IBM Aims to Fill Digital Skills Gap With $70M Africa Investment
IBM has announced it will be investing $70 million to help advance digital, cloud and IT training in Africa.
"IBM Digital - Nation Africa" is intended to target 25 million young Africans over the next five years, in a bid to boost digital competence and help bring forward a new generation of tech natives across the continent, thus nurturing innovation and boosting the digital economy.
The initiative forms part of a global effort from IBM Corp. (NYSE: IBM) to help fill a void in digital skill sets, sought-after skills that do not necessarily require three or four years in university and a technical degree. Rather, it wants to cultivate data scientists as well as AI, cyber security and cloud experts.
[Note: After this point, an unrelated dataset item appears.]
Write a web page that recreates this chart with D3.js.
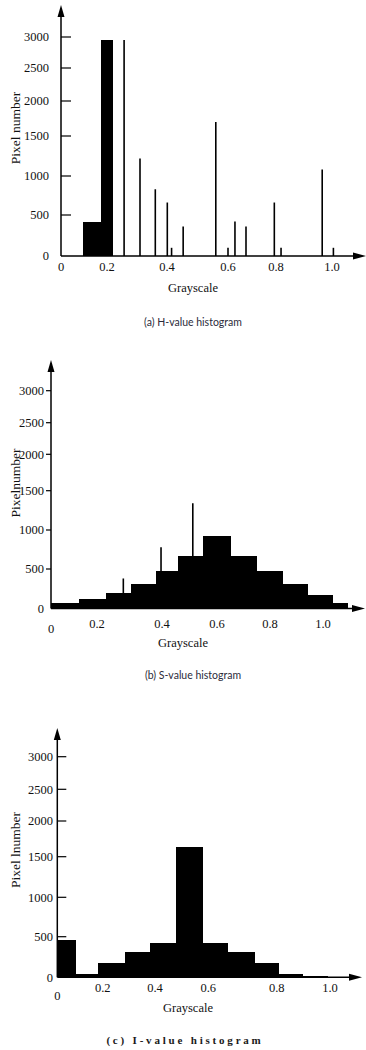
<!DOCTYPE html>
<html>
<head>
<meta charset="utf-8">
<script src="https://cdn.jsdelivr.net/npm/d3@7"></script>
<style>
  html, body { margin: 0; padding: 0; background: #fff; }
  svg { display: block; }
</style>
</head>
<body>
<div id="chart"></div>
<script>
// shared axis ticks
const xTicks = [0, 0.2, 0.4, 0.6, 0.8, 1.0];
const xTickLabels = ['0', '0.2', '0.4', '0.6', '0.8', '1.0'];
const yTicks = [0, 500, 1000, 1500, 2000, 2500, 3000];

// (a) H-value histogram
const hBinEdges = [0.097, 0.174, 0.221];
const hBinCounts = [420, 2950];
const hSpikeX = [0.257, 0.31, 0.361, 0.401, 0.415, 0.453, 0.56, 0.6, 0.629, 0.675, 0.793, 0.818, 0.965, 1.005];
const hSpikeCount = [2950, 1220, 830, 660, 100, 360, 1700, 100, 420, 360, 660, 100, 1080, 100];

// (b) S-value histogram
const sBinEdges = [0, 0.122, 0.227, 0.304, 0.382, 0.459, 0.55, 0.653, 0.75, 0.85, 0.945, 1.039, 1.093];
const sBinCounts = [65, 120, 200, 310, 470, 670, 920, 670, 470, 310, 170, 65];
const sSpikeX = [0.281, 0.397, 0.512];
const sSpikeCount = [380, 780, 1340];

// (c) I-value histogram
const iBinEdges = [0, 0.082, 0.181, 0.285, 0.381, 0.478, 0.581, 0.658, 0.737, 0.81, 0.898, 0.994];
const iBinCounts = [460, 40, 180, 315, 420, 1630, 420, 315, 180, 35, 15];

const serif = '"Liberation Serif", "DejaVu Serif", serif';

// the source image is slightly stretched, so the scales follow the printed tick positions
const panels = [
    {
        edges: hBinEdges, counts: hBinCounts, spikeX: hSpikeX, spikeCount: hSpikeCount,
        xRange: [61, 107, 167, 228, 276, 332], yRange: [256, 215, 176, 136, 101, 68, 37],
        yTop: 5, xEnd: 366, tickLen: 10, yLabelRight: 49,
        xLabelY: 267, zeroDy: 0, xTitleX: 193, xTitleY: 288,
        yTitle: 'Pixel number', yTitleY: 128,
        caption: '(a) H-value histogram', captionY: 322, captionStyle: 'sans'
    },
    {
        edges: sBinEdges, counts: sBinCounts, spikeX: sSpikeX, spikeCount: sSpikeCount,
        xRange: [51, 97, 162, 217, 270, 323], yRange: [608.5, 569, 530, 490.7, 454.3, 422.7, 390.7],
        yTop: 360, xEnd: 365, tickLen: -5, yLabelRight: 44,
        xLabelY: 624, zeroDy: 5, xTitleX: 183, xTitleY: 643,
        yTitle: 'Pixelnumber', yTitleY: 483,
        caption: '(b) S-value histogram', captionY: 675, captionStyle: 'sans'
    },
    {
        edges: iBinEdges, counts: iBinCounts, spikeX: [], spikeCount: [],
        xRange: [57.3, 102.7, 155, 208.3, 276.7, 330], yRange: [977.3, 936.7, 897.3, 856.7, 821, 789.3, 756.7],
        yTop: 728, xEnd: 362, tickLen: 9, yLabelRight: 53,
        xLabelY: 988, zeroDy: 8, xTitleX: 188, xTitleY: 1008,
        yTitle: 'Pixel lnumber', yTitleY: 850,
        caption: '(c) I-value histogram', captionY: 1040, captionStyle: 'serif'
    }
];

const svg = d3.select('#chart')
    .append('svg')
    .attr('width', 366)
    .attr('height', 1050);

svg.append('rect').attr('width', 366).attr('height', 1050).attr('fill', '#fff');

panels.forEach(p => {
    const g = svg.append('g');
    const x = d3.scaleLinear().domain(xTicks).range(p.xRange);
    const y = d3.scaleLinear().domain(yTicks).range(p.yRange);
    const x0 = x(0), y0 = y(0);

    // histogram bins
    const bins = p.counts.map((c, i) => ({ a: p.edges[i], b: p.edges[i + 1], c }));
    g.selectAll('rect.bin')
        .data(bins)
        .join('rect')
        .attr('class', 'bin')
        .attr('x', d => x(d.a))
        .attr('y', d => y(d.c))
        .attr('width', d => x(d.b) - x(d.a))
        .attr('height', d => y0 - y(d.c))
        .attr('fill', '#000')
        .attr('shape-rendering', 'crispEdges');

    // single-value spikes
    g.selectAll('line.spike')
        .data(p.spikeX.map((v, i) => ({ v, c: p.spikeCount[i] })))
        .join('line')
        .attr('class', 'spike')
        .attr('x1', d => x(d.v)).attr('x2', d => x(d.v))
        .attr('y1', y0).attr('y2', d => y(d.c))
        .attr('stroke', '#000')
        .attr('stroke-width', 1.6);

    // axes with arrow heads
    g.append('line')
        .attr('x1', x0).attr('x2', x0)
        .attr('y1', y0).attr('y2', p.yTop + 8)
        .attr('stroke', '#000').attr('stroke-width', 1.5);
    g.append('path')
        .attr('d', `M${x0},${p.yTop} L${x0 - 3.5},${p.yTop + 12} L${x0 + 3.5},${p.yTop + 12} Z`)
        .attr('fill', '#000');
    g.append('line')
        .attr('x1', x0).attr('x2', p.xEnd - 8)
        .attr('y1', y0).attr('y2', y0)
        .attr('stroke', '#000').attr('stroke-width', 1.5);
    g.append('path')
        .attr('d', `M${p.xEnd},${y0} L${p.xEnd - 13},${y0 - 3.5} L${p.xEnd - 13},${y0 + 3.5} Z`)
        .attr('fill', '#000');

    // y ticks and labels
    g.selectAll('line.ytick')
        .data(yTicks.slice(1))
        .join('line')
        .attr('class', 'ytick')
        .attr('x1', x0).attr('x2', x0 + p.tickLen)
        .attr('y1', d => y(d)).attr('y2', d => y(d))
        .attr('stroke', '#000').attr('stroke-width', 1.2);
    g.selectAll('text.ylab')
        .data(yTicks)
        .join('text')
        .attr('class', 'ylab')
        .attr('x', p.yLabelRight)
        .attr('y', d => y(d))
        .attr('dy', '0.35em')
        .attr('text-anchor', 'end')
        .attr('font-family', serif)
        .attr('font-size', 12.5)
        .attr('fill', '#111')
        .text(d => d);

    // x tick labels
    g.selectAll('text.xlab')
        .data(xTicks)
        .join('text')
        .attr('class', 'xlab')
        .attr('x', d => x(d))
        .attr('y', (d, i) => p.xLabelY + (i === 0 ? p.zeroDy : 0))
        .attr('dy', '0.35em')
        .attr('text-anchor', 'middle')
        .attr('font-family', serif)
        .attr('font-size', 12.5)
        .attr('fill', '#111')
        .text((d, i) => xTickLabels[i]);

    // axis titles
    g.append('text')
        .attr('x', p.xTitleX).attr('y', p.xTitleY)
        .attr('dy', '0.35em')
        .attr('text-anchor', 'middle')
        .attr('font-family', serif)
        .attr('font-size', 12.5)
        .attr('fill', '#111')
        .text('Grayscale');
    g.append('text')
        .attr('transform', `translate(15,${p.yTitleY}) rotate(-90)`)
        .attr('dy', '0.35em')
        .attr('text-anchor', 'middle')
        .attr('font-family', serif)
        .attr('font-size', 13.5)
        .attr('fill', '#111')
        .text(p.yTitle);

    // caption
    const cap = g.append('text')
        .attr('y', p.captionY)
        .attr('dy', '0.35em')
        .attr('text-anchor', 'middle')
        .text(p.caption);
    if (p.captionStyle === 'sans') {
        cap.attr('x', 193)
            .attr('font-family', 'Lato, "Open Sans", sans-serif')
            .attr('font-size', 10.5)
            .attr('fill', '#2b2b3a');
    } else {
        cap.attr('x', 185)
            .attr('font-family', serif)
            .attr('font-weight', 'bold')
            .attr('font-size', 11)
            .attr('letter-spacing', 2.8)
            .attr('fill', '#1a1a1a');
    }
});
</script>
</body>
</html>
IBM used a pyramid metaphor to help explain its objective.
"For the youth of Africa to be able to benefit from a cognitive future, there needs to be a much higher level of digital literacy," the company said. "At the top of the skills pyramid are developers, who need to know how to create solutions that can leverage the power of cognitive, and entrepreneurs who are aware of the potential. IBM Digital - Nation Africa is designed to help raise overall digital literacy, increase the number of skilled developers able to tap into cognitive engines and enable entrepreneurs and would be entrepreneurs grow businesses around new solutions."
IBM Bluemix will be the platform of choice for delivering a free, online learning environment with training available for programs ranging from basic IT literacy to more desirable skills, including digital privacy and cyber protection. Furthermore, more advanced participants will later be able to look into career-oriented skills like coding, programming and data science -- all while hoping to improve entrepreneurial skills.
The scheme is targeting 25 million young people, of the estimated 200 million people across Africa aged between 15 and 24 -- roughly 12.5%.
"IBM sees effective, high-quality IT education as a key driver of economic vitality in Africa. Through access to open standards, best practices, IBM tools, and course materials, the broad scope of this initiative will enable vital skills development," said Hamilton Ratshefola, country general manager for IBM South Africa. "In order to find solutions to Africa’s challenges, industries across the spectrum need to enable the existing and future workforce to perform at the forefront of technologies such as cognitive and cloud computing. This will be the key to spurring economic growth."
The initiative -- supported by the United Nations Development Program -- will be targeted for early launches in IBM's South African, Kenyan, Nigerian, Moroccan and Egyptian offices, giving it a well-spread launch ahead of future expansion.